• _What you are asked to do_
Find the lines holding "seaborn" and copy them.

• _Dataset excerpt_

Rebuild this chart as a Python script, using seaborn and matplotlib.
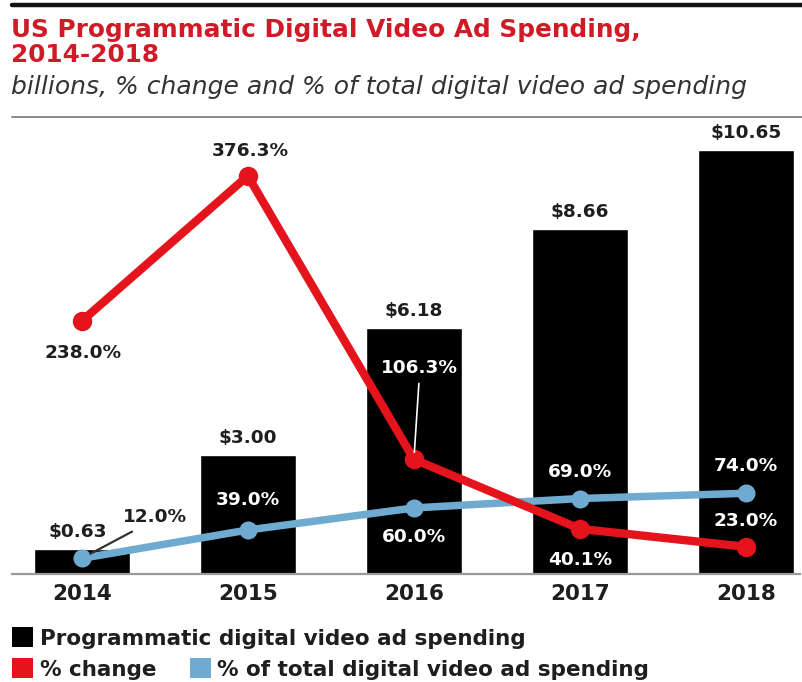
import numpy as np
import pandas as pd
import matplotlib
matplotlib.use("Agg")
import matplotlib.pyplot as plt
from matplotlib.lines import Line2D
from matplotlib.patches import Rectangle
import seaborn as sns

# ---- data -------------------------------------------------------------
years = ["2014", "2015", "2016", "2017", "2018"]
spending = [0.63, 3.00, 6.18, 8.66, 10.65]          # billions of US$
pct_change = [238.0, 376.3, 106.3, 40.1, 23.0]      # % change
pct_of_total = [12.0, 39.0, 60.0, 69.0, 74.0]       # % of total digital video ad spending

spend_labels = ["$0.63", "$3.00", "$6.18", "$8.66", "$10.65"]

# ---- style ------------------------------------------------------------
sns.set_theme(style="white")
plt.rcParams["font.family"] = ["DejaVu Sans"]

RED = "#e5141c"
TITLE_RED = "#d01a25"
BLUE = "#6fabd0"
DARK = "#1e1e1e"

W, H = 802, 682
fig = plt.figure(figsize=(W / 100, H / 100), dpi=100)


def fx(x):
    return x / W


def fy(y):
    return 1 - y / H


# ---- header -----------------------------------------------------------
fig.add_artist(Line2D([fx(12), 1], [fy(5), fy(5)], color="#111111", lw=3.2))
fig.text(fx(11), fy(37), "US Programmatic Digital Video Ad Spending,",
         color=TITLE_RED, fontsize=17.8, fontweight="bold", va="baseline")
fig.text(fx(11), fy(62), "2014-2018",
         color=TITLE_RED, fontsize=17.8, fontweight="bold", va="baseline")
fig.text(fx(11), fy(94), "billions, % change and % of total digital video ad spending",
         color="#333333", fontsize=18, fontstyle="oblique", va="baseline")
fig.add_artist(Line2D([fx(12), 1], [fy(117), fy(117)], color="#8a8a8a", lw=1.4))

# ---- bars -------------------------------------------------------------
ax = fig.add_axes([fx(12), fy(574), (800 - 12) / W, (574 - 120) / H])
df = pd.DataFrame({"year": years, "spending": spending})
sns.barplot(data=df, x="year", y="spending", color="black", saturation=1,
            width=0.58, ax=ax)
ax.set_ylim(0, 11.41)
ax.set_xlabel("")
ax.set_ylabel("")
ax.set_yticks([])
for side in ["top", "left", "right"]:
    ax.spines[side].set_visible(False)
ax.spines["bottom"].set_color("#9a9a9a")
ax.spines["bottom"].set_linewidth(1.6)
ax.tick_params(axis="x", length=0, pad=7, labelcolor=DARK, labelsize=15.5)
for lab in ax.get_xticklabels():
    lab.set_fontweight("bold")

xpos = np.arange(len(years))
lab_kw = dict(textcoords="offset pixels", ha="center", va="center",
              fontsize=13.3, fontweight="bold")

for i, (v, s) in enumerate(zip(spending, spend_labels)):
    dx = -4 if i == 0 else 0
    ax.annotate(s, (xpos[i], v), xytext=(dx, 17), color=DARK, **lab_kw)

# ---- lines ------------------------------------------------------------
ax2 = ax.twinx()
sns.lineplot(x=xpos, y=pct_of_total, ax=ax2, color=BLUE, lw=5.4,
             marker="o", markersize=13, markeredgewidth=0)
sns.lineplot(x=xpos, y=pct_change, ax=ax2, color=RED, lw=6.0,
             marker="o", markersize=14, markeredgewidth=0)
ax2.set_ylim(-2.9, 429.5)
ax2.set_yticks([])
ax2.set_ylabel("")
for side in ax2.spines:
    ax2.spines[side].set_visible(False)
ax.set_xlim(-0.42, 4.325)

# % change labels: (x offset, y offset, colour)
change_pos = [(1, -32, DARK), (2, 25, DARK), (6, 91, "white"),
              (0, -31, "white"), (0, 26, "white")]
for i, (v, (dx, dy, c)) in enumerate(zip(pct_change, change_pos)):
    kw = dict(lab_kw)
    if i == 2:
        kw["arrowprops"] = dict(arrowstyle="-", color="white", lw=1.2,
                                shrinkA=2, shrinkB=5)
    ax2.annotate(f"{v:.1f}%", (xpos[i], v), xytext=(dx, dy), color=c, **kw)

# % of total labels
total_pos = [(73, 41, DARK), (0, 30, "white"), (0, -29, "white"),
             (0, 27, "white"), (0, 27, "white")]
for i, (v, (dx, dy, c)) in enumerate(zip(pct_of_total, total_pos)):
    kw = dict(lab_kw)
    if i == 0:
        kw["arrowprops"] = dict(arrowstyle="-", color="#333333", lw=1.6,
                                relpos=(0.3, 0.0), shrinkA=3, shrinkB=7)
    ax2.annotate(f"{v:.1f}%", (xpos[i], v), xytext=(dx, dy), color=c, **kw)

# ---- legend -----------------------------------------------------------
legend_items = [
    ("black", "Programmatic digital video ad spending", 12, 627, 40, 645),
    (RED, "% change", 12, 658, 40, 676),
    (BLUE, "% of total digital video ad spending", 190, 658, 217, 676),
]
for color, text, x0, y0, tx, ty in legend_items:
    fig.add_artist(Rectangle((fx(x0), fy(y0 + 20)), 21 / W, 20 / H,
                             transform=fig.transFigure, color=color, lw=0))
    fig.text(fx(tx), fy(ty), text, color=DARK, fontsize=15.5,
             fontweight="bold", va="baseline")

fig.savefig("out.png", dpi=100)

• _Answer for this exercise_
Rebuild this chart as a Python script, using seaborn and matplotlib.
import seaborn as sns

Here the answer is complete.